Sgt. Jeff Ward, who oversaw the purchase of the body cameras, said the Sheriff’s Office chose the Panasonic body cameras because they have the same components and storage units as the agency’s in-car cameras.
Last June, the Greenville County Sheriff’s Office used $1.9 million in drug seizure money to purchase about 300 Panasonic Arbitrator in-car video systems with a 360-degree camera and a pair of network storage devices with 434 terabytes of storage space.
Lewis considered a different brand of body cameras.
He said footage from the agency’s in-car systems can be obtained through the Freedom of Information of Act. However, footage from the body cameras cannot. Regardless, the footage from the Panasonic body camera is automatically uploaded to the in-car camera system, making it available to the public.

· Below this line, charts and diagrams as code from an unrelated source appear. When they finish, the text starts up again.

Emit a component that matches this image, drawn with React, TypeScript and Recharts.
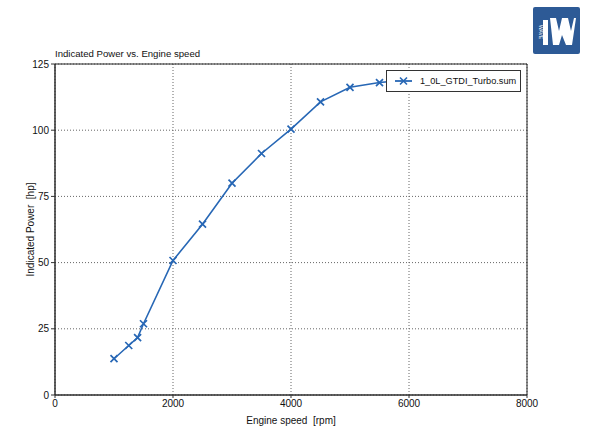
import { LineChart, Line, XAxis, YAxis, CartesianGrid, ReferenceArea, Legend } from "recharts";

const rpm = [1000, 1250, 1400, 1500, 2000, 2500, 3000, 3500, 4000, 4500, 5000, 5500, 6000];
const power = [13.7, 18.7, 21.7, 26.9, 50.8, 64.5, 80.0, 91.2, 100.4, 110.7, 116.2, 118.0, 119.0];
const xTicks = [0, 2000, 4000, 6000, 8000];
const yTicks = [0, 25, 50, 75, 100, 125];
const seriesName = "1_0L_GTDI_Turbo.sum";

const data = rpm.map((r, i) => ({ rpm: r, power: power[i] }));

const BLUE = "#2767b5";
const FONT = "'Liberation Sans', Arial, sans-serif";
const NB = "\u00a0";

function Cross(props: any) {
  const { cx, cy, index } = props;
  if (cx == null || cy == null) return <g key={`d${index}`} />;
  const s = 3.5;
  return (
    <path
      key={`d${index}`}
      d={`M${cx - s},${cy - s}L${cx + s},${cy + s}M${cx - s},${cy + s}L${cx + s},${cy - s}`}
      stroke={BLUE}
      strokeWidth={1.7}
      fill="none"
    />
  );
}

function LegendBox() {
  return (
    <div
      style={{
        display: "flex",
        alignItems: "center",
        border: "1px solid #333",
        background: "#fff",
        padding: "5px 4px 5px 8px",
        fontFamily: FONT,
        fontSize: 9.2,
        color: "#111",
        whiteSpace: "nowrap",
      }}
    >
      <svg width={17} height={10} style={{ marginRight: 8 }}>
        <line x1={0} y1={5} x2={17} y2={5} stroke={BLUE} strokeWidth={1.8} />
        <path d="M5,1.5L12,8.5M5,8.5L12,1.5" stroke={BLUE} strokeWidth={1.6} />
      </svg>
      {seriesName}
    </div>
  );
}

function Logo() {
  return (
    <svg width={47} height={47} style={{ position: "absolute", left: 533, top: 7 }}>
      <rect x={0} y={0} width={47} height={47} rx={2} fill="#2d5a96" />
      <rect x={10} y={13} width={5} height={25} fill="#fff" />
      <polygon points="17,11 23,11 26,24 29,11 35,11 38,24 41,11 43,11 39,38 33,38 29,28 26,38 20,38" fill="#fff" />
      <text x={6} y={25} fill="#fff" fontSize={5} fontFamily={FONT} textAnchor="middle" transform="rotate(90 6 25)">
        WAVE
      </text>
    </svg>
  );
}

export default function App() {
  return (
    <div style={{ position: "absolute", left: 0, top: 0, width: 600, height: 426, background: "#fff" }}>
      <div style={{ position: "absolute", left: 55, top: 48, fontFamily: FONT, fontSize: 9.6, color: "#111" }}>
        Indicated Power vs. Engine speed
      </div>
      <Logo />
      <LineChart
        width={600}
        height={426}
        data={data}
        margin={{ top: 64, right: 73, bottom: 0, left: 15 }}
        style={{ fontFamily: FONT }}
      >
        <CartesianGrid stroke="#666" strokeDasharray="1 2" />
        <XAxis
          dataKey="rpm"
          type="number"
          domain={[0, 8000]}
          ticks={xTicks}
          height={31}
          tick={{ fontSize: 10, fill: "#111" }}
          tickSize={3}
          axisLine={{ stroke: "#333" }}
          tickLine={{ stroke: "#333" }}
          label={{ value: `Engine speed${NB}${NB}[rpm]`, position: "insideBottom", offset: 2, fontSize: 10, fill: "#111" }}
        />
        <YAxis
          type="number"
          domain={[0, 125]}
          ticks={yTicks}
          width={40}
          tick={{ fontSize: 10, fill: "#111" }}
          tickSize={4}
          axisLine={{ stroke: "#333" }}
          tickLine={{ stroke: "#333" }}
          label={{ value: `Indicated Power${NB}${NB}[hp]`, angle: -90, position: "insideLeft", offset: 15, fontSize: 10, fill: "#111", style: { textAnchor: "middle" } }}
        />
        <ReferenceArea x1={0} x2={8000} y1={0} y2={125} fill="none" stroke="#222" strokeWidth={1} ifOverflow="visible" />
        <Line
          type="linear"
          dataKey="power"
          name={seriesName}
          stroke={BLUE}
          strokeWidth={1.6}
          dot={Cross}
          activeDot={false}
          isAnimationActive={false}
        />
        <Legend
          layout="horizontal"
          verticalAlign="middle"
          align="center"
          content={() => <LegendBox />}
          wrapperStyle={{ position: "absolute", left: 386, top: 70, width: "auto" }}
        />
      </LineChart>
    </div>
  );
}
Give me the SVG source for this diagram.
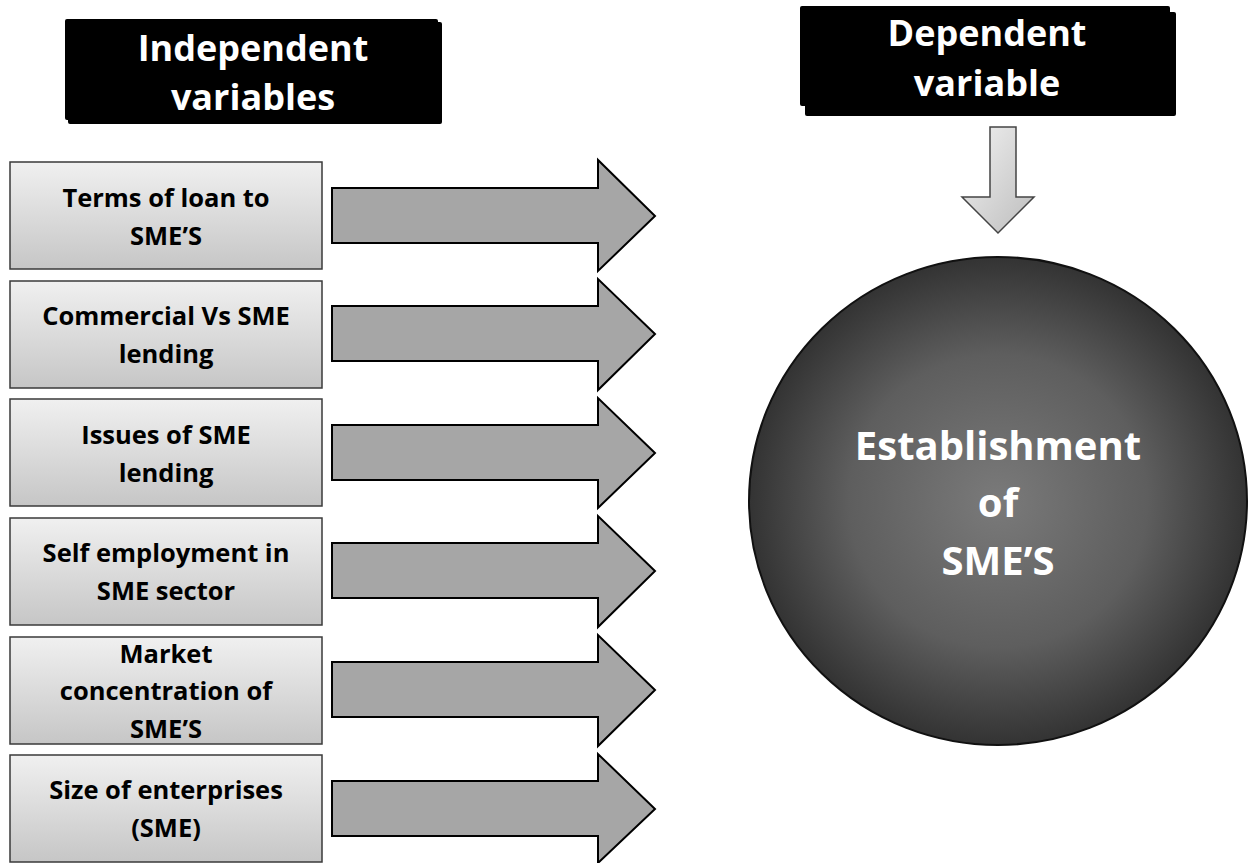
<svg xmlns="http://www.w3.org/2000/svg" width="1248" height="863" viewBox="0 0 1248 863">
<defs>
<linearGradient id="boxg" x1="0" y1="0" x2="0" y2="1">
<stop offset="0" stop-color="#f0f0f0"/>
<stop offset="1" stop-color="#c6c6c6"/>
</linearGradient>
<linearGradient id="downg" x1="0" y1="0" x2="1" y2="1">
<stop offset="0" stop-color="#f2f2f2"/>
<stop offset="1" stop-color="#bdbdbd"/>
</linearGradient>
<radialGradient id="circg" cx="0.5" cy="0.5" r="0.5">
<stop offset="0" stop-color="#7a7a7a"/>
<stop offset="0.6" stop-color="#5e5e5e"/>
<stop offset="1" stop-color="#333333"/>
</radialGradient>
</defs>
<style>
.hdr{fill:#000;}
.hdrt{font-family:"Open Sans",Lato,sans-serif;font-weight:bold;font-size:36px;fill:#fff;text-anchor:middle;}
.box{fill:url(#boxg);stroke:#3a3a3a;stroke-width:1.5;}
.boxt{font-family:"Open Sans",Lato,sans-serif;font-weight:bold;font-size:25.5px;fill:#000;text-anchor:middle;}
.arr{fill:#a6a6a6;stroke:#000;stroke-width:2;stroke-linejoin:miter;}
.circt{font-family:"Open Sans",Lato,sans-serif;font-weight:bold;font-size:40px;fill:#fff;text-anchor:middle;}
</style>
<rect width="1248" height="863" fill="#fff"/>

<g id="hdr-independent">
<rect class="hdr" x="68" y="22" width="374" height="102" rx="2"/>
<rect class="hdr" x="65" y="19" width="373" height="101" rx="2"/>
<text class="hdrt" x="253" y="61">Independent</text>
<text class="hdrt" x="253" y="110">variables</text>
</g>

<g id="hdr-dependent">
<rect class="hdr" x="805" y="12" width="371" height="104" rx="2"/>
<rect class="hdr" x="800" y="6" width="370" height="100" rx="2"/>
<text class="hdrt" x="987" y="46">Dependent</text>
<text class="hdrt" x="987" y="96">variable</text>
</g>

<g id="node1">
<rect class="box" x="10" y="162" width="312" height="107"/>
<text class="boxt" x="166" y="207">Terms of loan to</text>
<text class="boxt" x="166" y="245">SME’S</text>
</g>
<g id="node2">
<rect class="box" x="10" y="281" width="312" height="107"/>
<text class="boxt" x="166" y="325">Commercial Vs SME</text>
<text class="boxt" x="166" y="363">lending</text>
</g>
<g id="node3">
<rect class="box" x="10" y="399" width="312" height="107"/>
<text class="boxt" x="166" y="444">Issues of SME</text>
<text class="boxt" x="166" y="482">lending</text>
</g>
<g id="node4">
<rect class="box" x="10" y="518" width="312" height="107"/>
<text class="boxt" x="166" y="562">Self employment in</text>
<text class="boxt" x="166" y="600">SME sector</text>
</g>
<g id="node5">
<rect class="box" x="10" y="637" width="312" height="107"/>
<text class="boxt" x="166" y="663">Market</text>
<text class="boxt" x="166" y="700">concentration of</text>
<text class="boxt" x="166" y="738">SME’S</text>
</g>
<g id="node6">
<rect class="box" x="10" y="755" width="312" height="107"/>
<text class="boxt" x="166" y="799">Size of enterprises</text>
<text class="boxt" x="166" y="837">(SME)</text>
</g>

<g id="target">
<ellipse cx="998" cy="501" rx="249" ry="244" fill="url(#circg)" stroke="#111" stroke-width="2"/>
<text class="circt" x="998" y="460">Establishment</text>
<text class="circt" x="998" y="517">of</text>
<text class="circt" x="998" y="575">SME’S</text>
</g>

<g id="connectors">
<path class="arr" d="M332,188 H598 V160 L655,216 L598,271 V243 H332 Z"/>
<path class="arr" d="M332,306 H598 V279 L655,334 L598,390 V361 H332 Z"/>
<path class="arr" d="M332,425 H598 V398 L655,453 L598,508 V480 H332 Z"/>
<path class="arr" d="M332,543 H598 V516 L655,571 L598,627 V598 H332 Z"/>
<path class="arr" d="M332,662 H598 V635 L655,690 L598,746 V717 H332 Z"/>
<path class="arr" d="M332,781 H598 V754 L655,809 L598,863 V836 H332 Z"/>
<path d="M990,127 H1016 V197 H1034 L998,233 L962,197 H990 Z" fill="url(#downg)" stroke="#444" stroke-width="1.5"/>
</g>
</svg>
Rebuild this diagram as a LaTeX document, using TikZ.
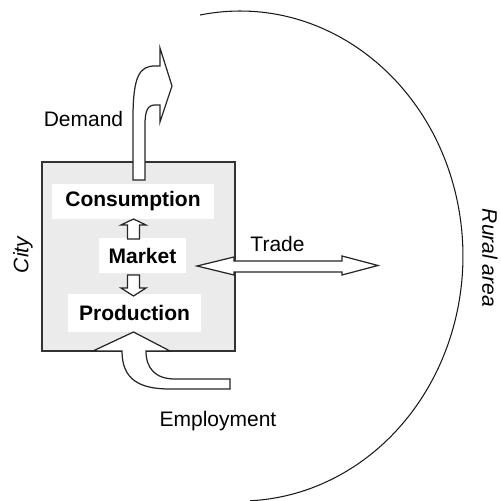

“People aren’t always dressed appropriately when a deputy walks into their house. For example, someone might hear their alarm go off when they’re in the shower and they decided to step out with a towel wrapped around them. The deputy ends up in that person’s home looking for an intruder and their body camera records the person in their towel. That footage can then be legally obtained, because it’s been uploaded to the car,” Lewis said. “That’s a big problem.”
While the 125 body cameras and current in-car systems will remain in service, Lewis is considering purchasing Pro-Vision BC-300 body cameras and storage units for the deputies without body cameras.
“They’re half the price and much more efficient,” Lewis said.